Showing real-world connections and involving students in activities that inspire creative applications are strategies grounded in both constructivist theory and theories of motivational design. Constructivist theory (3) says that learners should engage in authentic and situated activities within a community of learners so that they can make connections between existing knowledge and new content. Keller’s MVP (Motivation – Volition – Performance) model (4) focuses on creating conditions that emphasize the utility of instruction for current and future uses, and linking content to students’ prior experiences, needs, interests, and motives. These conditions promote voluntary, self-regulatory behaviors that enhance learning and performance with subsequent intrinsic motivation that increases students’ perceptions of the value of the subject matter and their desire to learn more about it. Combining the theories and translating them into practical, relevant, classroom experiences requires the use of varied active learning strategies. For example, use case studies, simulations or individual/group problem solving exercises; include interaction with experts; and ask students to apply new knowledge to familiar and to new situations. Such activities can demonstrate not only how, but why the content, classwork, and assignments are important and useful.

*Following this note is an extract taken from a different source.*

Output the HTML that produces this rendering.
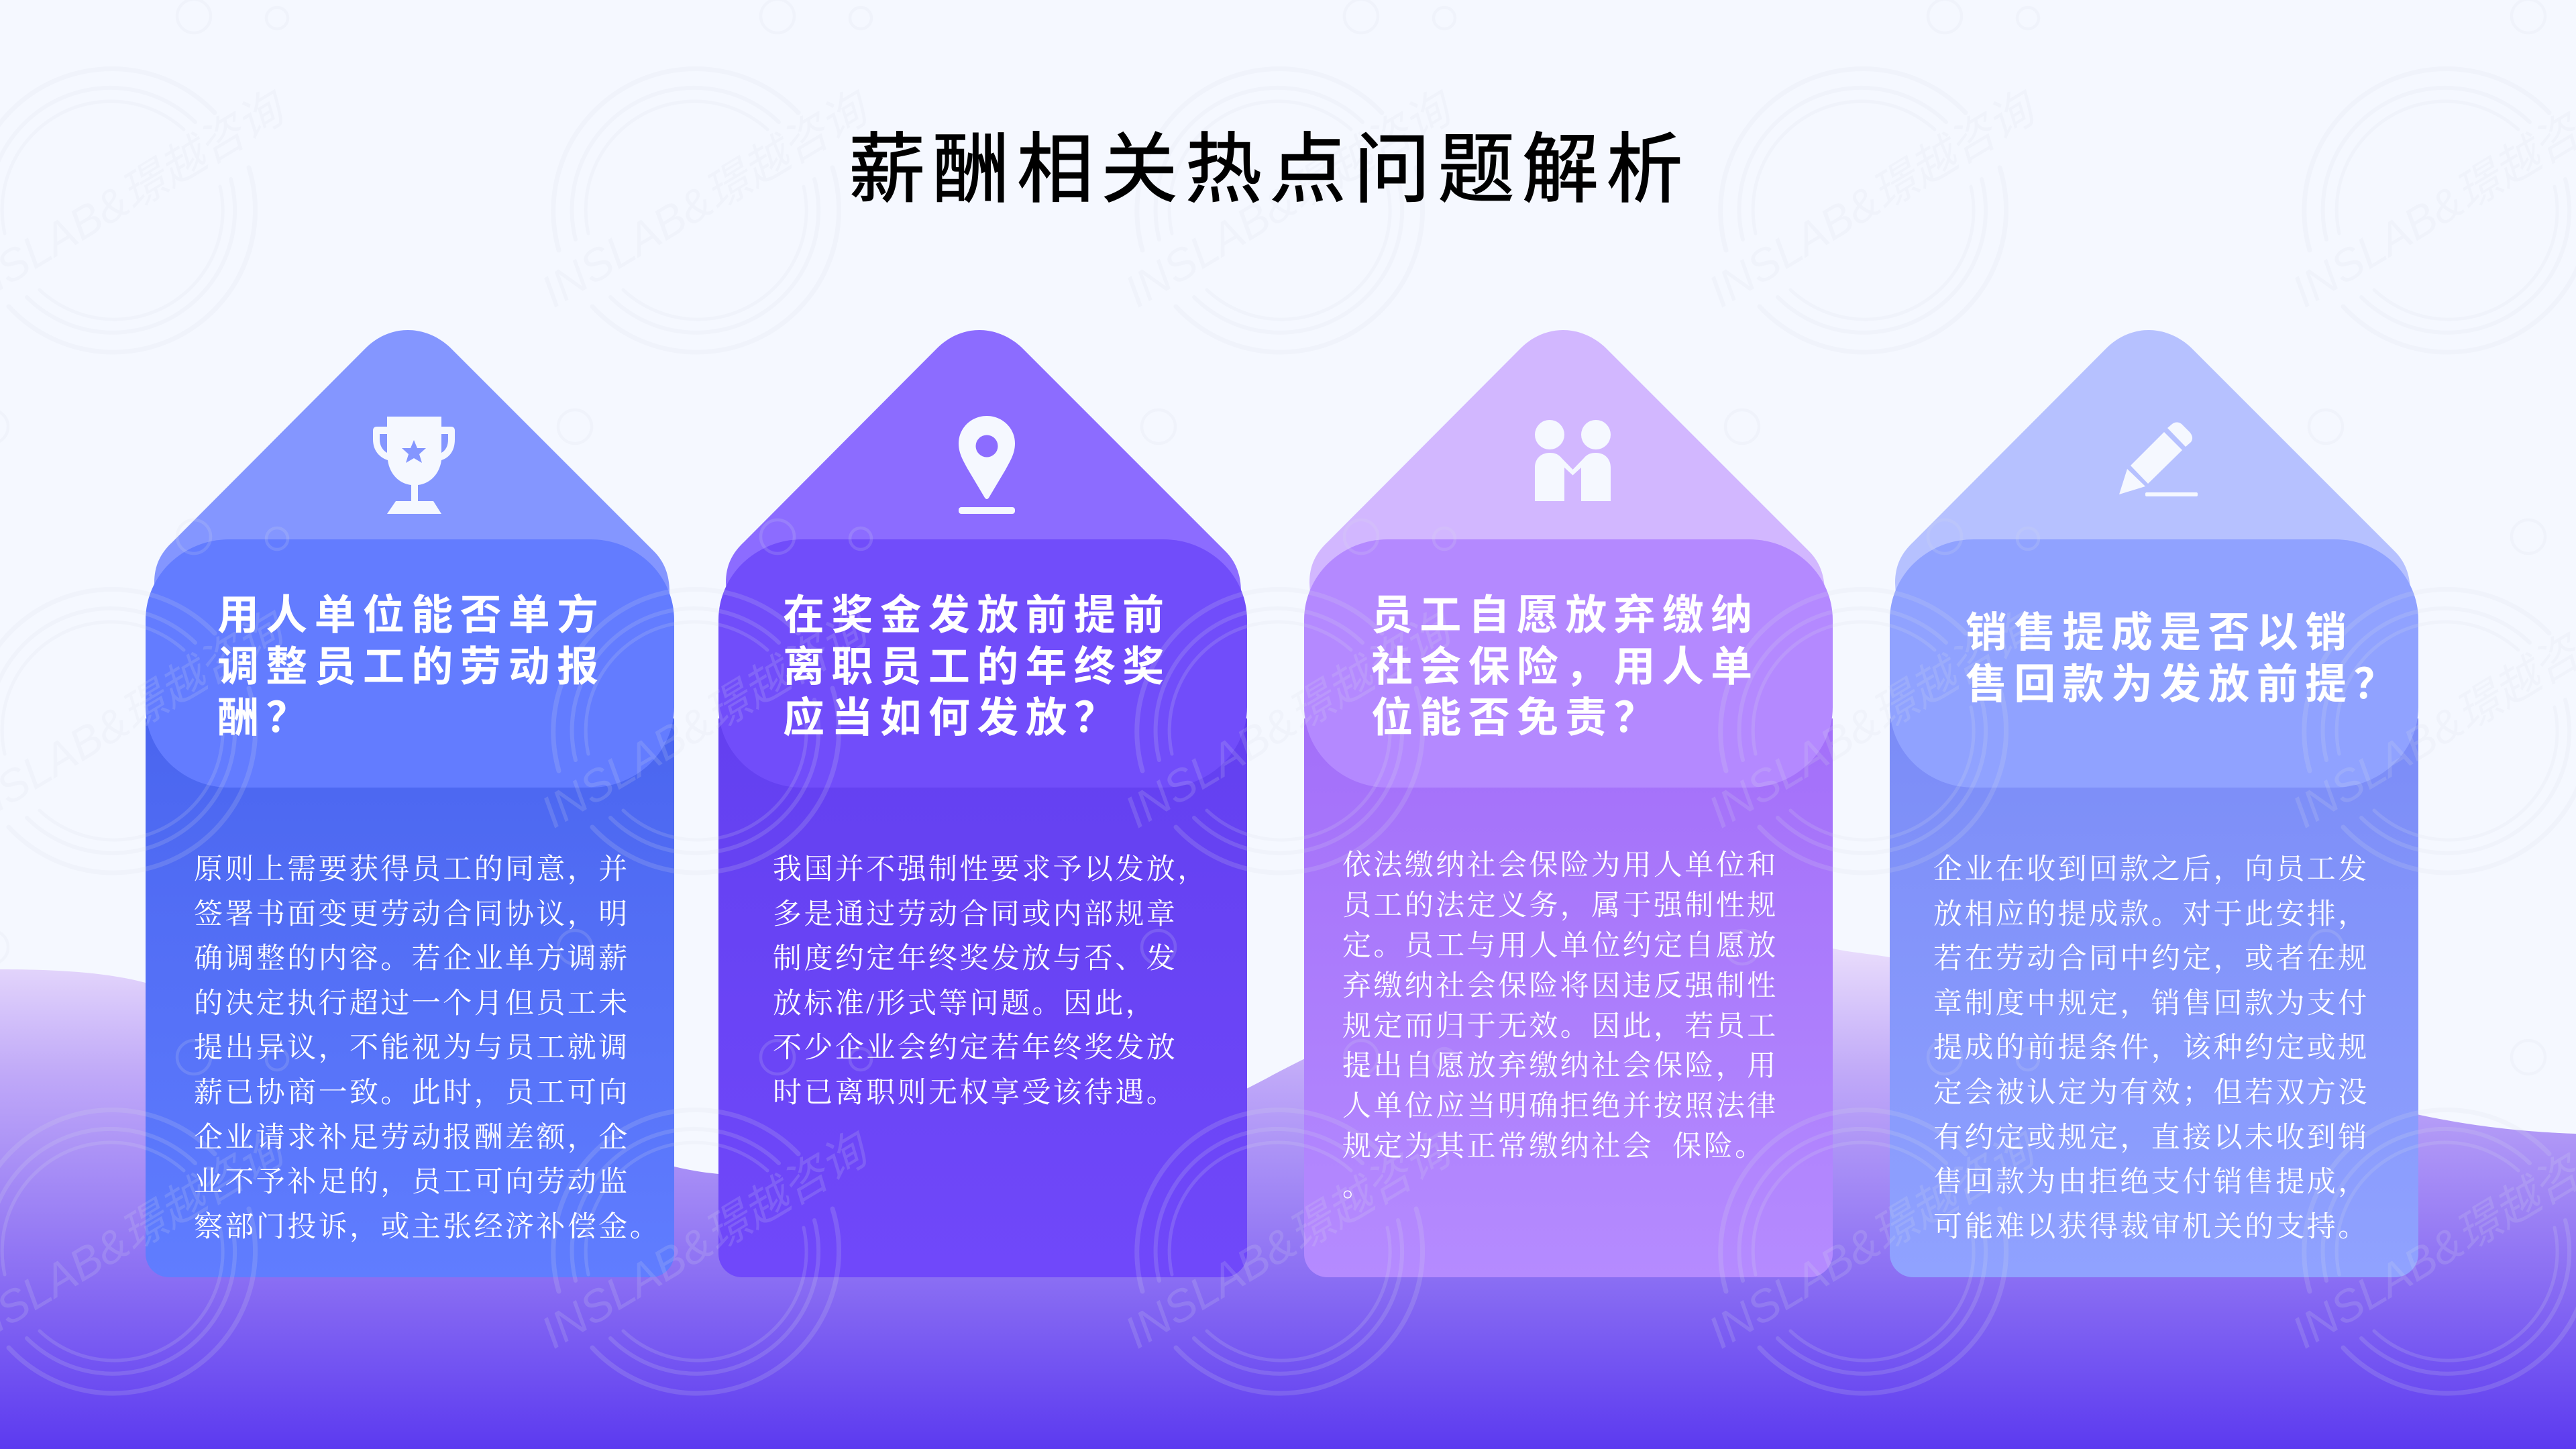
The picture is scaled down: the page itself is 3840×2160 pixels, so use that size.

Case studies and simulations offer students the opportunity to be actively involved in solving real-life, open-ended problems that have potential for provoking extensive research, discussion among and between classmates and teacher, contributions from career and life experiences, and critical thinking (5). Another relevant activity is student interviews of guest speakers, whose credibility is enhanced by their experience in the trenches. Avoid the typical protocol of having the speaker simply arrive, speak, answers questions, and leave with little preparation or follow-up from the students. Make this a more active learning experience by defining students’ roles in learning from the visitor. Before the speaker’s visit, have students learn more about the topic. Have each student prepare a list of questions, share those questions in small groups, and select a set of them to be posed by a student-selected panel. After the presentation, have the panel interview the speaker. All students should be making notes both during the speaker’s presentation and during the panel discussion. After the speaker leaves or before the next class, have students reflect upon the guest’s thoughts and connect these to the session’s objectives, students’ experiences, and the implications for upcoming course topics. Applying new knowledge, especially in relevant and meaningful situations where the impact of the activity is visible and tangible, is perhaps the most powerful way to demonstrate the importance of course content. It is not always obvious which situations students will find “relevant and meaningful.” It can be helpful to ask your students about their personal and professional interests. The answers can inform subsequent assignment designs. Alternatively, giving students the freedom to select problems of personal relevance that connect to course content can satisfy their desires for autonomy, an ingredient in intrinsic motivation (6). This strategy also demonstrates to students, the relevance and importance of outside class assignments, and when students value the time they spend preparing for class, their ratings of teacher and course go up because the relevance of their work is demonstrated and linked to learning (7).
Other approaches include the use of content with emotional impact; presenting conflicting evidence and opinions, and connecting ideas across disciplines. For example, brain and learning research (8, 9) has shown that emotion and learning are strongly linked simply because the sequence of brain functions first filters new information through centers that involve emotional responses. The objective is to get students’ attention and engagement. Introducing ideas using stories, drama, humor, demonstrations, media, simulations, or role playing can capture the opportunity to quickly engage students, and following up with the presentation of conflicting ideas can continue that engagement at a deeper cognitive level. Demonstrating implications and applications of the ideas further emphasizes that content exists to be used in practical and important ways.
Involving students in the kinds of activities described above helps address the issue of content relevance, or significance, in your classroom. Demonstrate to students that what they are learning can be applied, and that as they find ways to use knowledge to create new ideas, plans, operations, or designs they are building important repertoires of high-level skills. Content becomes relevant not only because there is a link to real world situations, but because it can be the key to effective, enhanced performance not only in the classroom, but in the workplace. If students understand that they can use the knowledge and skills they have gained to better themselves and the lives of those around them, they will feel a sense of empowerment and will be motivated to learn.